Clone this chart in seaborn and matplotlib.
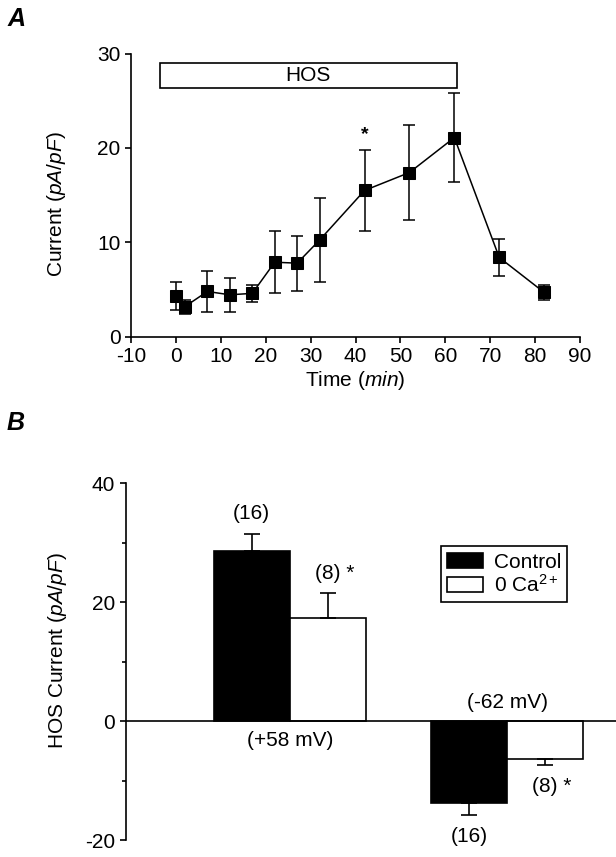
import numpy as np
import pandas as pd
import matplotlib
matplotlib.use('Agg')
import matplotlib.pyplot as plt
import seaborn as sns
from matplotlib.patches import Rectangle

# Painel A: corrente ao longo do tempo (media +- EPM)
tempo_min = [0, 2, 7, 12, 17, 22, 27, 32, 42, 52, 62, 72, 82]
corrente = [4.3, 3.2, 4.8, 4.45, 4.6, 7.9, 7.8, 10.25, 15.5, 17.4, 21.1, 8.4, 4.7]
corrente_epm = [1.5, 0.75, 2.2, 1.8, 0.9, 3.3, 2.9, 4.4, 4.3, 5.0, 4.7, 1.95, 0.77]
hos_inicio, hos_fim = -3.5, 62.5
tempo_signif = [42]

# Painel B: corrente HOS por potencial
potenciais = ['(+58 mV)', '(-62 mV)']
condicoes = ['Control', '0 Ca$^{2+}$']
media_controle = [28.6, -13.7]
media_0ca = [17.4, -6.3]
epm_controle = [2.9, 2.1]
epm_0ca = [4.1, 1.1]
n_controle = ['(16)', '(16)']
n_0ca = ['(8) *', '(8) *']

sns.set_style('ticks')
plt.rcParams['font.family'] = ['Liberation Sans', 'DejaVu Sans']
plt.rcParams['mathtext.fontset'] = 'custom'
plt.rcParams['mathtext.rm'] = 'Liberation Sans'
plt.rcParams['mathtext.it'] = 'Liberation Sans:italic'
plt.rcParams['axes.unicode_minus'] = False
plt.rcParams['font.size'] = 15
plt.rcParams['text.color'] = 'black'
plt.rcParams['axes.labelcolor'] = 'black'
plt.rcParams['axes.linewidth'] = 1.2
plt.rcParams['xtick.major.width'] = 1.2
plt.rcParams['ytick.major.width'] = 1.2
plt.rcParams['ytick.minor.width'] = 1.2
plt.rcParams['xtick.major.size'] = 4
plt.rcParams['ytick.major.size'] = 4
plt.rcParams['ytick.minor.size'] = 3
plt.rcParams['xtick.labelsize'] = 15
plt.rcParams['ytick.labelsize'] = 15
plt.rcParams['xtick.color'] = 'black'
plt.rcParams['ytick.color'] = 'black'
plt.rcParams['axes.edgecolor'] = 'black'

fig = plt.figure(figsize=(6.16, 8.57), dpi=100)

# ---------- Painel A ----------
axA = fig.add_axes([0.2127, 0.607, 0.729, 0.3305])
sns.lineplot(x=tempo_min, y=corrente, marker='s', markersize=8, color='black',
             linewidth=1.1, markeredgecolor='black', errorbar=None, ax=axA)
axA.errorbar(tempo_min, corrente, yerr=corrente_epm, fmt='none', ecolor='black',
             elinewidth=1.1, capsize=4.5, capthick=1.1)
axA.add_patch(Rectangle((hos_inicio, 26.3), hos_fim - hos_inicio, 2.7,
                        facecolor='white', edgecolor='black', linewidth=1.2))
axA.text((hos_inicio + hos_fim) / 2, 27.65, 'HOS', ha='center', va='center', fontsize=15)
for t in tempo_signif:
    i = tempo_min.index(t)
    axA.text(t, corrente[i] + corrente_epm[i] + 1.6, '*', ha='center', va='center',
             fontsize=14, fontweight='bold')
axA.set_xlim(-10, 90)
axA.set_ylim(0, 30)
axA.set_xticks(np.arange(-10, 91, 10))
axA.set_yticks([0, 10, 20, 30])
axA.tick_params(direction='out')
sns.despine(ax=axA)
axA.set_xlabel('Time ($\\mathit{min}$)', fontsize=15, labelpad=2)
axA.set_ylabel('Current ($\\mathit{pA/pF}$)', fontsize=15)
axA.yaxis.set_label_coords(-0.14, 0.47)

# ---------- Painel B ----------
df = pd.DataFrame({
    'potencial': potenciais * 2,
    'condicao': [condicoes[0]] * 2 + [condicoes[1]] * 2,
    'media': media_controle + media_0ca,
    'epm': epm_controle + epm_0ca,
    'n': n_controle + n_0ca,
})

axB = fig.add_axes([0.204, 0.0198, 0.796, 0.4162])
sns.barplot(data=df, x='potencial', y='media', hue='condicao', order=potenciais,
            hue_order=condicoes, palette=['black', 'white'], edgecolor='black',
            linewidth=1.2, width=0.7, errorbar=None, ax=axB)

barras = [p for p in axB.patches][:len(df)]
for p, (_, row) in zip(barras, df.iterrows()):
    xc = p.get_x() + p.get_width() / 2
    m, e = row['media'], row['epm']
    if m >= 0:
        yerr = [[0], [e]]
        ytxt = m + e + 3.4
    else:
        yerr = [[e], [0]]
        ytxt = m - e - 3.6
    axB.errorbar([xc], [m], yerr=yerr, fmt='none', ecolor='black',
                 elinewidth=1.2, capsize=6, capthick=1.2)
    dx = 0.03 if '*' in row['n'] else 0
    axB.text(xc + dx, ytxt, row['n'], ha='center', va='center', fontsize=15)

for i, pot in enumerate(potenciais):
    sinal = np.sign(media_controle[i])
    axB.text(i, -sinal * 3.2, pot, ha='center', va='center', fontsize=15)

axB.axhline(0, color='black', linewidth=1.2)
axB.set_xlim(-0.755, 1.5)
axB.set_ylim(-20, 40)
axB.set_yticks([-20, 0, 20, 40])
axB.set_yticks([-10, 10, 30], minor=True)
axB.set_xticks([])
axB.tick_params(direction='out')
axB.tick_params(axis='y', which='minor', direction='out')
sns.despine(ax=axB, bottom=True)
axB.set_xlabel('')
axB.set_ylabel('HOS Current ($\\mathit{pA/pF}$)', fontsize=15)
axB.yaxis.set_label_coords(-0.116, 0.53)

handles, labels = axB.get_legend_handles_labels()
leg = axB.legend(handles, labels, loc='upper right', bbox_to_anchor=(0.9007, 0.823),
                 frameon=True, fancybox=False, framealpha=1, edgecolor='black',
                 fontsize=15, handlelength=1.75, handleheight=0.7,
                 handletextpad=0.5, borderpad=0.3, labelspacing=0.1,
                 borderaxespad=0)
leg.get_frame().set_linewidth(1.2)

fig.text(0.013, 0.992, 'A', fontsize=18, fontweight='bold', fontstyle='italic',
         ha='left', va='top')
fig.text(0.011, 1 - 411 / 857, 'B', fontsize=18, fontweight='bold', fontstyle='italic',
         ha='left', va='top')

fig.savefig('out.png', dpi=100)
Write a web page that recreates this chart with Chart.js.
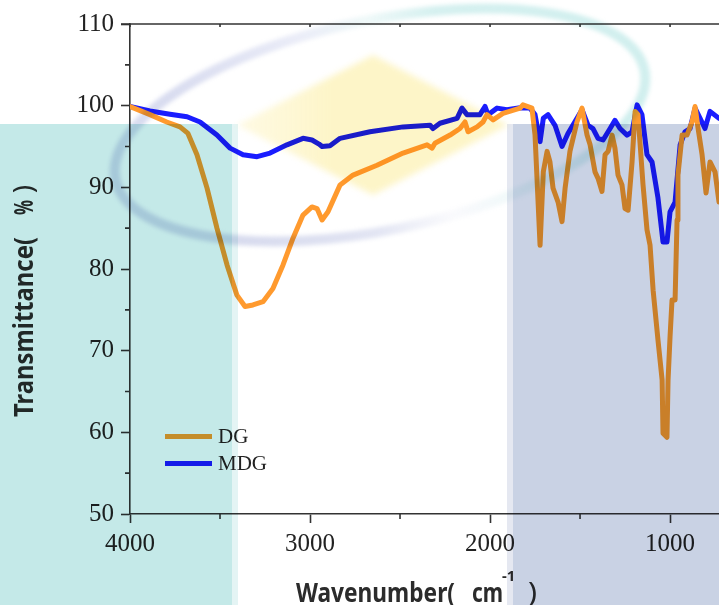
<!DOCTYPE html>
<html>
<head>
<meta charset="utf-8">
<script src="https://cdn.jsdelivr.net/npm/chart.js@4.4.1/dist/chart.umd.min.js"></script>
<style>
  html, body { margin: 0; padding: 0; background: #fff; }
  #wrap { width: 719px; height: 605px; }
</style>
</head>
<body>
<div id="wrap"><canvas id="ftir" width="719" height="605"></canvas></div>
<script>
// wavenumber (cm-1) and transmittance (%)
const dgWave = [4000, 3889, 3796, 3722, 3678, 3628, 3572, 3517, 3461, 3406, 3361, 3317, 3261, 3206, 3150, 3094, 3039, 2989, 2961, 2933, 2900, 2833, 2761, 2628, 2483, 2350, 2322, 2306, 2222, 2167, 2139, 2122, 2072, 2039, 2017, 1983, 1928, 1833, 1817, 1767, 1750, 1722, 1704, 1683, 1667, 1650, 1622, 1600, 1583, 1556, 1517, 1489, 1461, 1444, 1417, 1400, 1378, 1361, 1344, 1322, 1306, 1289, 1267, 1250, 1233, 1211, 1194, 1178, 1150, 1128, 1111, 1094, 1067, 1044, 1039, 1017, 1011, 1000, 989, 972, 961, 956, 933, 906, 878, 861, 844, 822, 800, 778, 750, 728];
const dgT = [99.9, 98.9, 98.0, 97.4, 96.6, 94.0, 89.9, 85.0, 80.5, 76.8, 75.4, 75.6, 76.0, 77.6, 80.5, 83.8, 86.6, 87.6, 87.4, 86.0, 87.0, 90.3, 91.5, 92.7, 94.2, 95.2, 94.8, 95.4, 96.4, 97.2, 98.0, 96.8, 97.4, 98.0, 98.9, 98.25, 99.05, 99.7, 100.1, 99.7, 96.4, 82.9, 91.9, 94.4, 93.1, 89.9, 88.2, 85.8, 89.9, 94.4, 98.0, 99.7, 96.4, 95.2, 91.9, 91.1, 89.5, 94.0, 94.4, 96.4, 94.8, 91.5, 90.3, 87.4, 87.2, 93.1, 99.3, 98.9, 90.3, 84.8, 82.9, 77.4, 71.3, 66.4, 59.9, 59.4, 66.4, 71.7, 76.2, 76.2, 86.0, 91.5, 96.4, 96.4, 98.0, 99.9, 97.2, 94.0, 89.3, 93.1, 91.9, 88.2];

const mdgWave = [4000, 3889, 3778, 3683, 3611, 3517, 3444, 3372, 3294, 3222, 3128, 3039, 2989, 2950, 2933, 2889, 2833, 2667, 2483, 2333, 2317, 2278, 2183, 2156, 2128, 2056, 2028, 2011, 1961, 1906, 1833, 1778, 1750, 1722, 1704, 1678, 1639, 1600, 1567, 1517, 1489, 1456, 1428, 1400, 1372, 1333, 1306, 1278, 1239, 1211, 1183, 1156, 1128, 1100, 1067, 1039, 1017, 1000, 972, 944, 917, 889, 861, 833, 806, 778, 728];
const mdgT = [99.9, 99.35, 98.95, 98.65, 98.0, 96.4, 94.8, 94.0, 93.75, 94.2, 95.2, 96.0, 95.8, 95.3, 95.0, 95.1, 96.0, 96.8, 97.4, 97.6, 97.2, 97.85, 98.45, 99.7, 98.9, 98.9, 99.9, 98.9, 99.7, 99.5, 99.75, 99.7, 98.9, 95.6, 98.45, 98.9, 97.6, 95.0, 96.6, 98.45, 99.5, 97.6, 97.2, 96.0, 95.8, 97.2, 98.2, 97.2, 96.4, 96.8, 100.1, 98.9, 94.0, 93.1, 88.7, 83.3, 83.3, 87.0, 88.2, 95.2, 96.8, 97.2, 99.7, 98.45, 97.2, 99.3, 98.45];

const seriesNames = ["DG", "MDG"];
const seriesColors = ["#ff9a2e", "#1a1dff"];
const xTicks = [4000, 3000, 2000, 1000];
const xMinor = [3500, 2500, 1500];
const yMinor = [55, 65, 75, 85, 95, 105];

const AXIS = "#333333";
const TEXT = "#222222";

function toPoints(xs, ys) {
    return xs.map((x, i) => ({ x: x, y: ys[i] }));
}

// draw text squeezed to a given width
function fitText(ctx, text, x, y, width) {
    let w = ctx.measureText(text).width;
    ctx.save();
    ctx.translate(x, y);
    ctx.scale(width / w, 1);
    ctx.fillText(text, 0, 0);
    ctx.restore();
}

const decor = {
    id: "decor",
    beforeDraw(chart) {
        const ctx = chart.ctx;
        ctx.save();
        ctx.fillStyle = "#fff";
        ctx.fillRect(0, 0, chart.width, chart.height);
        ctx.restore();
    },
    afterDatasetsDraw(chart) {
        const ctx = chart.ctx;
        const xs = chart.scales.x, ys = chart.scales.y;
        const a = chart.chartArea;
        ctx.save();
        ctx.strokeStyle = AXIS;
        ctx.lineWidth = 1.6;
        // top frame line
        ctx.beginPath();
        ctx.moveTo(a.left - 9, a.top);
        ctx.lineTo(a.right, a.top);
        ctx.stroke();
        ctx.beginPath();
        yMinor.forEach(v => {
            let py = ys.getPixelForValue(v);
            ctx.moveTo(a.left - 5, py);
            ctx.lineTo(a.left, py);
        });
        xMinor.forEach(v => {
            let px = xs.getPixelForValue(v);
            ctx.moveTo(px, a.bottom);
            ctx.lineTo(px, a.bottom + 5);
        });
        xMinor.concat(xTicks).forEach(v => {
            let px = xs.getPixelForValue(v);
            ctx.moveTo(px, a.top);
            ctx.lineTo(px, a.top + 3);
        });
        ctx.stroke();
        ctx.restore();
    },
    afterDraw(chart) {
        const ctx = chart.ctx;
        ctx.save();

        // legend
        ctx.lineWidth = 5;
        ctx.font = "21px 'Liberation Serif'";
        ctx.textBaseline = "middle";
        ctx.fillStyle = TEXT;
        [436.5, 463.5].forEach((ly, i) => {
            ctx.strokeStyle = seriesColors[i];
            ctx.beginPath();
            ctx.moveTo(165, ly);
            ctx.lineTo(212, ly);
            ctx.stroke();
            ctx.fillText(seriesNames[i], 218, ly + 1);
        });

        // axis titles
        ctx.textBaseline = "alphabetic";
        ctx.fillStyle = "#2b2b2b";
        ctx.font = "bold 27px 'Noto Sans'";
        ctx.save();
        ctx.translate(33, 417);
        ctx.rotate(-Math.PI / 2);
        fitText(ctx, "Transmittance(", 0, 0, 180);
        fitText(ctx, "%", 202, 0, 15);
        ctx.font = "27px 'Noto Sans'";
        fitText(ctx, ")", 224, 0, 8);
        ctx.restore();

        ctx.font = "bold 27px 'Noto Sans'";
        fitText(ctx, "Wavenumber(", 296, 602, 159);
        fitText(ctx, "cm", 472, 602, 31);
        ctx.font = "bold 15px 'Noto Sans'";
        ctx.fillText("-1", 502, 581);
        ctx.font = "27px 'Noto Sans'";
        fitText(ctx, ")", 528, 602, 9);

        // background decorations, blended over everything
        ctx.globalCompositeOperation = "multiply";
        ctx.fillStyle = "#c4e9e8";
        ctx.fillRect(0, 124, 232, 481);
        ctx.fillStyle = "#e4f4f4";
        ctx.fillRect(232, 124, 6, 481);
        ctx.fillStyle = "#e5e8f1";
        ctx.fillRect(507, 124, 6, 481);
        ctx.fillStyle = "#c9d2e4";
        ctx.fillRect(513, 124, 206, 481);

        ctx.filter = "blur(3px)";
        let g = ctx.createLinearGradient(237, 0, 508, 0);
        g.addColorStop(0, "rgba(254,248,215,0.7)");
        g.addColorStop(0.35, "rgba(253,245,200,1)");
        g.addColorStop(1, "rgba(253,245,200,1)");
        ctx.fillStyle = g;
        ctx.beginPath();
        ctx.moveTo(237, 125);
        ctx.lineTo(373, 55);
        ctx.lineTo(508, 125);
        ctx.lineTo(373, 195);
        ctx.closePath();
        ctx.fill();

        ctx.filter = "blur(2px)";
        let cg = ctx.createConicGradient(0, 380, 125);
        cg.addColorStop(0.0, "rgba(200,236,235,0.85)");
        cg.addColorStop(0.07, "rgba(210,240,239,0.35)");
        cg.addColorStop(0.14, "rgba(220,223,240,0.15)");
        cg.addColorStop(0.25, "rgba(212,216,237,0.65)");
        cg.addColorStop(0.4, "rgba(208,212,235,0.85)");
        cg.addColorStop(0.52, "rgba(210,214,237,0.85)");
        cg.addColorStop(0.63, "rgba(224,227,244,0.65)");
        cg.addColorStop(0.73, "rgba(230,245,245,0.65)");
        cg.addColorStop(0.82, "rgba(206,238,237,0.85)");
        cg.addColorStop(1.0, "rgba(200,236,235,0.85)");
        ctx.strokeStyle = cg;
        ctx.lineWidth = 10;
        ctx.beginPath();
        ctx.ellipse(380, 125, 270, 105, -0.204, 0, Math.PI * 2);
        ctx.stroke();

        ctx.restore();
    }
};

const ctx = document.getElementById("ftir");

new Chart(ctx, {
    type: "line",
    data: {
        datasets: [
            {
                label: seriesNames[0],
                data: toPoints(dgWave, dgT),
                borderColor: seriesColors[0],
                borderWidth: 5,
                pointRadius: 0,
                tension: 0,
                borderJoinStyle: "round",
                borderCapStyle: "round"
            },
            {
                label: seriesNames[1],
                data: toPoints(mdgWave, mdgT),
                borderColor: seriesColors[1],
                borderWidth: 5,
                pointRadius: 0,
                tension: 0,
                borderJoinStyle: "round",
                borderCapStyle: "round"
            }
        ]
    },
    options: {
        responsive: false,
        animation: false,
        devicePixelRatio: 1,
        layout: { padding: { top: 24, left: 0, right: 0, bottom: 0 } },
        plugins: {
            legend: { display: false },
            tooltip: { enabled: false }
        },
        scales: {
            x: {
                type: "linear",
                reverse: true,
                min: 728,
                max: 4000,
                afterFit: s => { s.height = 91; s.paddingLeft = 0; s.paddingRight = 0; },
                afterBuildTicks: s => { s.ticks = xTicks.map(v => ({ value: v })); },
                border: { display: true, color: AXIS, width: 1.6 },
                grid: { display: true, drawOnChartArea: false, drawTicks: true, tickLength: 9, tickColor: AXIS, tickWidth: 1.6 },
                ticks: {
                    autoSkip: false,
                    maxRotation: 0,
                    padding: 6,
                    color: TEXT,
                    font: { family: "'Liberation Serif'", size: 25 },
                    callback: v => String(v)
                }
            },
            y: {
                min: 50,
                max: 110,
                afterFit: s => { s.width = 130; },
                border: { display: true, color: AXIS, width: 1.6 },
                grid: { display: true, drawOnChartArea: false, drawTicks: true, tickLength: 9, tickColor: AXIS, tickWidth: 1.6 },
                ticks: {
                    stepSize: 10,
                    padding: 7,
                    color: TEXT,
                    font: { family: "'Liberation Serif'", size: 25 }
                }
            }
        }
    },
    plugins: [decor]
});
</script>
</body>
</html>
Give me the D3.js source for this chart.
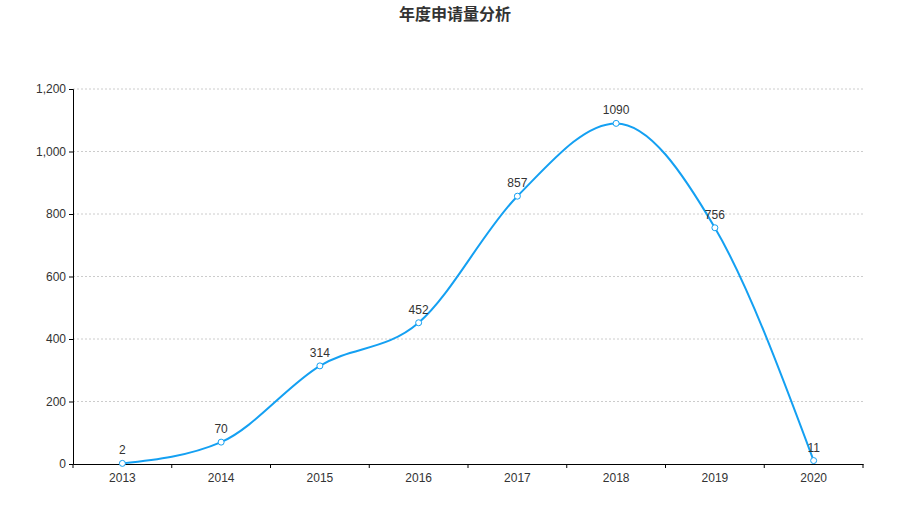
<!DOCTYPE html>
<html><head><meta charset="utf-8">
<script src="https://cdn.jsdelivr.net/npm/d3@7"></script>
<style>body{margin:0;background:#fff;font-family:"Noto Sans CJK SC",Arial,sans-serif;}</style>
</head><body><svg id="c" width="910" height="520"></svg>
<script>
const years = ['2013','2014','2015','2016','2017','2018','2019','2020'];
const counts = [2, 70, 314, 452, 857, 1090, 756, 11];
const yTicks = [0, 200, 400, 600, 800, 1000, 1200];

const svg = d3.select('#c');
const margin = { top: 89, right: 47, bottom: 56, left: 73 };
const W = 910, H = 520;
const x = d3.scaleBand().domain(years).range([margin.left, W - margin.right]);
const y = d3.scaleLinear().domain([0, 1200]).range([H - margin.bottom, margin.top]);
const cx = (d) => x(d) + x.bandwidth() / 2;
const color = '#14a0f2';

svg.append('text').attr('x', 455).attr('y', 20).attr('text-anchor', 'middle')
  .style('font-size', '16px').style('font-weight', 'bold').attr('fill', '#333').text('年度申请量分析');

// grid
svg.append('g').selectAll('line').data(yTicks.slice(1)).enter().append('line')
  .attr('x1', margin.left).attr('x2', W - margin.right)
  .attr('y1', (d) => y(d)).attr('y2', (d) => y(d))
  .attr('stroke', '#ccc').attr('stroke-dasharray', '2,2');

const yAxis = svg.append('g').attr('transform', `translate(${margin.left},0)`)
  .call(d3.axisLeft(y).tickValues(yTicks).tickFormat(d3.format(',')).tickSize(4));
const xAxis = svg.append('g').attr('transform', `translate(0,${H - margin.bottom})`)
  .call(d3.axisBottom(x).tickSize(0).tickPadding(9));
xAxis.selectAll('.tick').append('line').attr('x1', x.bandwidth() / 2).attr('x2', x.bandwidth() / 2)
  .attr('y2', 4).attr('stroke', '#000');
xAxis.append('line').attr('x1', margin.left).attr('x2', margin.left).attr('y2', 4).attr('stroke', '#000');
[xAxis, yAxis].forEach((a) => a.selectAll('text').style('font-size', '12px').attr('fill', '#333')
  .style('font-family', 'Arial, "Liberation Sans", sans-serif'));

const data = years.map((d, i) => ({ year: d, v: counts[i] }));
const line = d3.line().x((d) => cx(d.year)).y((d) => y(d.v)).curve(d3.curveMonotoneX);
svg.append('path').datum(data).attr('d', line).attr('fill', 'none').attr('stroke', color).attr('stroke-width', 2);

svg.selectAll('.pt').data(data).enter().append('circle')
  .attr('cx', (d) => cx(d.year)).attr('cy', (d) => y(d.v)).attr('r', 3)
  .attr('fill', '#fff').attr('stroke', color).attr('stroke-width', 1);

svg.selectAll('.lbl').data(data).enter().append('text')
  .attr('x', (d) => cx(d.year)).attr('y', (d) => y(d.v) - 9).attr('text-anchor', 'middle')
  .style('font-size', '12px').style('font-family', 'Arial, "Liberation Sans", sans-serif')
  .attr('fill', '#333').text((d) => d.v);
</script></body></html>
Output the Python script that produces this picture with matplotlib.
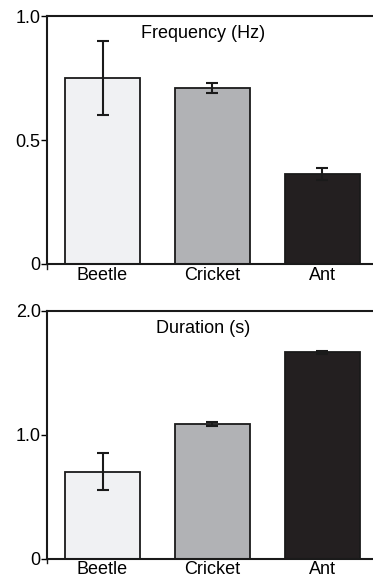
--*--
WHAT IS EXPECTED
Everything from the top line of the data down to and including the line with "n_0ca = ['(8) *', '(8) *']" is to be copied, except the pictures.

OUTPUT FOR THIS TASK
Clone this chart in seaborn and matplotlib.
import numpy as np
import pandas as pd
import matplotlib
matplotlib.use('Agg')
import matplotlib.pyplot as plt
import seaborn as sns
from matplotlib.patches import Rectangle

# Painel A: corrente ao longo do tempo (media +- EPM)
tempo_min = [0, 2, 7, 12, 17, 22, 27, 32, 42, 52, 62, 72, 82]
corrente = [4.3, 3.2, 4.8, 4.45, 4.6, 7.9, 7.8, 10.25, 15.5, 17.4, 21.1, 8.4, 4.7]
corrente_epm = [1.5, 0.75, 2.2, 1.8, 0.9, 3.3, 2.9, 4.4, 4.3, 5.0, 4.7, 1.95, 0.77]
hos_inicio, hos_fim = -3.5, 62.5
tempo_signif = [42]

# Painel B: corrente HOS por potencial
potenciais = ['(+58 mV)', '(-62 mV)']
condicoes = ['Control', '0 Ca$^{2+}$']
media_controle = [28.6, -13.7]
media_0ca = [17.4, -6.3]
epm_controle = [2.9, 2.1]
epm_0ca = [4.1, 1.1]
n_controle = ['(16)', '(16)']
n_0ca = ['(8) *', '(8) *']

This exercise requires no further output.